Tension prevailed here for about five hours on Sunday as the police thwarted a bid by about 3,000 agitators to lay siege to the Kudankulam Nuclear Power Project (KKNPP) site to protest fuel-loading in the reactor.
Earlier in the day, the protesters, led by the People’s Movement Against Nuclear Energy convener, S.P. Udayakumar, surprised the police, who deployed about 4,000 personnel, marched towards the site through the shore around noon.
No personnel were deployed on the route as the police had expected them to go by Thomas Mandapam or Vairaavikinaru to reach the site.
When the protesters, some of them holding white flags, reached Sengalani Odai, 1.5 km from the reactor site, the personnel, present about 2 km away, rushed to the spot.

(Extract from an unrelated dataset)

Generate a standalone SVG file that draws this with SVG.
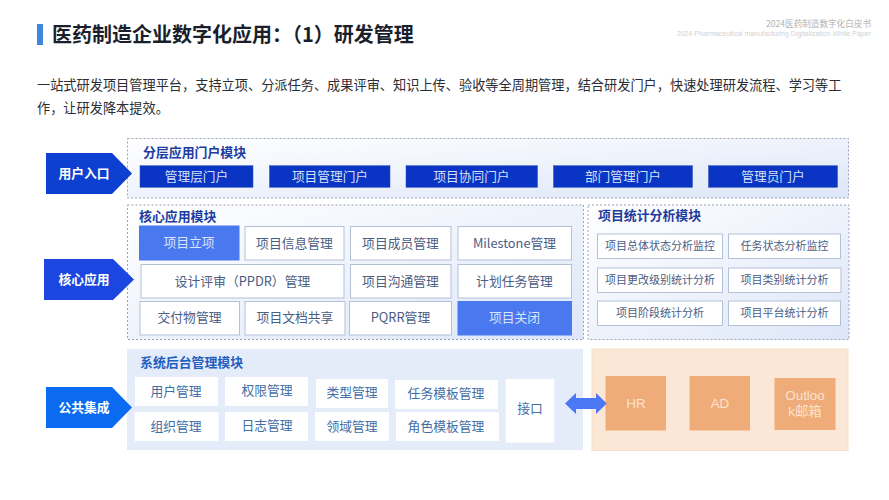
<svg xmlns="http://www.w3.org/2000/svg" width="889" height="500" viewBox="0 0 889 500">
<style>
text{font-family:"Noto Sans CJK SC","Liberation Sans",sans-serif;text-anchor:middle}
.title{font-size:20px;font-weight:700;fill:#1a1f2b;text-anchor:start}
.body{font-size:13.2px;fill:#2a2d35;text-anchor:start}
.h1{font-size:8.6px;fill:#b4b4b4;text-anchor:end}
.h2{font-size:7px;fill:#d2d2d2;text-anchor:end;font-family:"Liberation Sans",sans-serif}
.panel{stroke:#8f9bb0;stroke-width:.9;stroke-dasharray:2 2}
.mod{font-size:12.9px;font-weight:700;fill:#1d3c9e;text-anchor:start}
.side{font-size:12.8px;font-weight:700;fill:#fff}
.portal rect{fill:#0a34c4;stroke:#2c55b0;stroke-width:.5}
.portal text{font-size:12.7px;fill:#d5e0f5}
.cell rect{fill:#fff;stroke:#b3c1d8;stroke-width:1}
.cell text{font-size:12.8px;fill:#4a5d85}
.hot rect{fill:#4a78ee;stroke:#4a78ee}
.hot text{fill:#d9e4fb}
.stat rect{fill:#fff;stroke:#b3c1d8;stroke-width:1}
.stat text{font-size:11px;fill:#4a5d85}
.back rect{fill:#fff}
.back text{font-size:12.8px;fill:#3f6ea6}
.ext rect{fill:#efab78}
.ext text{font-size:13.4px;fill:#fbe3d0;font-family:"Liberation Sans","Noto Sans CJK SC",sans-serif}
</style>
<defs>
<linearGradient id="g" x1="0" y1="0" x2="1" y2="1"><stop offset="0" stop-color="#fff"/><stop offset="1" stop-color="#dde6f8"/></linearGradient>
</defs>
<rect width="889" height="500" fill="#fff"/>
<g id="header">
<rect x="37" y="24" width="6" height="21" fill="#3f86e0"/>
<text class="title" x="52" y="41.500">医药制造企业数字化应用&#xFF1A;&#xFF08;1&#xFF09;研发管理</text>
<text class="h1" x="871" y="27">2024医药制造数字化白皮书</text>
<text class="h2" x="871" y="36">2024  Pharmaceutical manufacturing Digitalization White Paper</text>
<text class="body" x="37" y="90">一站式研发项目管理平台&#xFF0C;支持立项、分派任务、成果评审、知识上传、验收等全周期管理&#xFF0C;结合研发门户&#xFF0C;快速处理研发流程、学习等工</text>
<text class="body" x="37" y="113">作&#xFF0C;让研发降本提效。</text>
</g>
<g id="panels">
<rect class="panel" x="127.500" y="138.500" width="721" height="59.500" fill="url(#g)"/>
<rect class="panel" x="127.500" y="205" width="456" height="134.500" fill="url(#g)"/>
<rect class="panel" x="588" y="205" width="261" height="134.500" fill="url(#g)"/>
<rect x="127" y="349" width="456" height="101" fill="#e4ebf9"/>
<rect x="592" y="349" width="256" height="101.500" fill="#fce6d6" stroke="#f6e0c2" stroke-width="1"/>
<text class="mod" x="143" y="156.500">分层应用门户模块</text>
<text class="mod" x="139" y="220.500">核心应用模块</text>
<text class="mod" x="598" y="220">项目统计分析模块</text>
<text class="mod" x="140" y="367" style="fill:#1f5fc0">系统后台管理模块</text>
</g>
<g id="side-user"><polygon points="46,153 112,153 132,173.500 112,194 46,194" fill="#0d3fd0"/><text class="side" x="84" y="178">用户入口</text></g>
<g id="side-core"><polygon points="44,259 113,259 134,279.500 113,300 44,300" fill="#1b47e0"/><text class="side" x="84" y="284">核心应用</text></g>
<g id="side-public"><polygon points="46,387 112,387 132,407.500 112,428 46,428" fill="#0a6bf0"/><text class="side" x="84" y="411.500">公共集成</text></g>
<g id="portal-1" class="portal"><rect x="140" y="165.700" width="113" height="21.600"/><text x="196.500" y="181">管理层门户</text></g>
<g id="portal-2" class="portal"><rect x="269.500" y="165.700" width="120.500" height="21.600"/><text x="330" y="181">项目管理门户</text></g>
<g id="portal-3" class="portal"><rect x="406" y="165.700" width="131.500" height="21.600"/><text x="471.500" y="181">项目协同门户</text></g>
<g id="portal-4" class="portal"><rect x="553.500" y="165.700" width="139" height="21.600"/><text x="623" y="181">部门管理门户</text></g>
<g id="portal-5" class="portal"><rect x="708.500" y="165.700" width="129" height="21.600"/><text x="773" y="181">管理员门户</text></g>
<g id="core-1" class="cell hot"><rect x="139.500" y="226" width="99.500" height="34"/><text x="189" y="247">项目立项</text></g>
<g id="core-2" class="cell"><rect x="245" y="226.500" width="99" height="33.500"/><text x="294.500" y="247.500">项目信息管理</text></g>
<g id="core-3" class="cell"><rect x="350.500" y="226.500" width="100.500" height="33.500"/><text x="400.500" y="247.500">项目成员管理</text></g>
<g id="core-4" class="cell"><rect x="458" y="226.500" width="113.500" height="33.500"/><text x="514.500" y="247.500">Milestone管理</text></g>
<g id="core-5" class="cell"><rect x="141" y="264.500" width="203" height="33.500"/><text x="242.500" y="285.500">设计评审&#xFF08;PPDR&#xFF09;管理</text></g>
<g id="core-6" class="cell"><rect x="350.500" y="264.500" width="100.500" height="33.500"/><text x="400.500" y="285.500">项目沟通管理</text></g>
<g id="core-7" class="cell"><rect x="458" y="264.500" width="113.500" height="33.500"/><text x="514.500" y="285.500">计划任务管理</text></g>
<g id="core-8" class="cell"><rect x="140" y="301.500" width="99.500" height="33.500"/><text x="189.500" y="322">交付物管理</text></g>
<g id="core-9" class="cell"><rect x="245" y="301.500" width="100" height="33.500"/><text x="295" y="322">项目文档共享</text></g>
<g id="core-10" class="cell"><rect x="349.500" y="301.500" width="102" height="33.500"/><text x="400.500" y="322">PQRR管理</text></g>
<g id="core-11" class="cell hot"><rect x="458" y="301.500" width="113.500" height="33.500"/><text x="514.500" y="322">项目关闭</text></g>
<g id="stat-1" class="stat"><rect x="597.500" y="234" width="125" height="24.500"/><text x="660" y="250">项目总体状态分析监控</text></g>
<g id="stat-2" class="stat"><rect x="728.500" y="234" width="112" height="24.500"/><text x="784.500" y="250">任务状态分析监控</text></g>
<g id="stat-3" class="stat"><rect x="597.500" y="268" width="125" height="24.500"/><text x="660" y="284">项目更改级别统计分析</text></g>
<g id="stat-4" class="stat"><rect x="728.500" y="268" width="112.500" height="24.500"/><text x="784.500" y="284">项目类别统计分析</text></g>
<g id="stat-5" class="stat"><rect x="597.500" y="301" width="125" height="24.500"/><text x="660" y="317">项目阶段统计分析</text></g>
<g id="stat-6" class="stat"><rect x="728.500" y="301" width="112" height="24.500"/><text x="784.500" y="317">项目平台统计分析</text></g>
<g id="back-1" class="back"><rect x="135" y="377" width="83" height="29"/><text x="176" y="396">用户管理</text></g>
<g id="back-2" class="back"><rect x="225" y="377" width="83" height="29"/><text x="267" y="395">权限管理</text></g>
<g id="back-3" class="back"><rect x="316" y="379" width="72" height="29"/><text x="352" y="397">类型管理</text></g>
<g id="back-4" class="back"><rect x="395" y="380" width="103" height="29"/><text x="446" y="398">任务模板管理</text></g>
<g id="back-5" class="back"><rect x="134.500" y="412" width="84" height="29"/><text x="176" y="431">组织管理</text></g>
<g id="back-6" class="back"><rect x="225" y="412" width="83" height="29"/><text x="267" y="430">日志管理</text></g>
<g id="back-7" class="back"><rect x="315" y="412" width="74" height="29"/><text x="352" y="431">领域管理</text></g>
<g id="back-8" class="back"><rect x="396" y="412" width="103" height="29"/><text x="446" y="431">角色模板管理</text></g>
<g id="back-9" class="back"><rect x="505.700" y="379" width="48.600" height="63.500"/><text x="530" y="413">接口</text></g>
<g id="ext-hr" class="ext"><rect x="605.500" y="376" width="60.500" height="54.500"/><text x="636" y="407.500">HR</text></g>
<g id="ext-ad" class="ext"><rect x="689.500" y="376" width="60.500" height="54.500"/><text x="720" y="407.500">AD</text></g>
<g id="ext-outlook" class="ext"><rect x="774.500" y="378" width="61" height="52"/><text x="805" y="400">Outloo</text><text x="805" y="416">k邮箱</text></g>
<g id="connectors"><polygon points="565,403.500 576,393 576,398 596,398 596,393 606.700,403.500 596,414 596,409 576,409 576,414" fill="#4a78f5"/></g>
</svg>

Tirunelveli Superintendent of Police Vijayendra Bidari, who reached there in 15 minutes, held talks with the agitators at Periyamulli on the beach.
He told them that they had no right to organise illegal demonstrations while they were free to challenge the Madras High Court’s order on fuel-loading. “You can’t just breach the prohibitory orders promulgated here,” he told them.
Subsequently, attempts by Collector R. Selvaraj and Inspector-General of Police (South Zone) Rajesh Das to pacify the protesters went in vain.
While the protesters squatted on the beach and continued their agitation, police stayed put there to stall their advancing further. Even a fleet of government buses stationed off the beach for transporting the protesters in case of their arrest was withdrawn by the evening.
Police did not arrest anyone as “our target is not the innocent women and children, who have been compelled to join today’s agitation, and we want to arrest only those who organise the agitations against the KKNPP in violation of the prohibitory orders,” Mr Das said.
Police sources said the “operation” might resume on Monday.
Meanwhile, Dr. Udayakumar told reporters that the activists would withdraw the agitation provided Chief Minister Jayalalithaa gave them an assurance that fuel-loading would be suspended.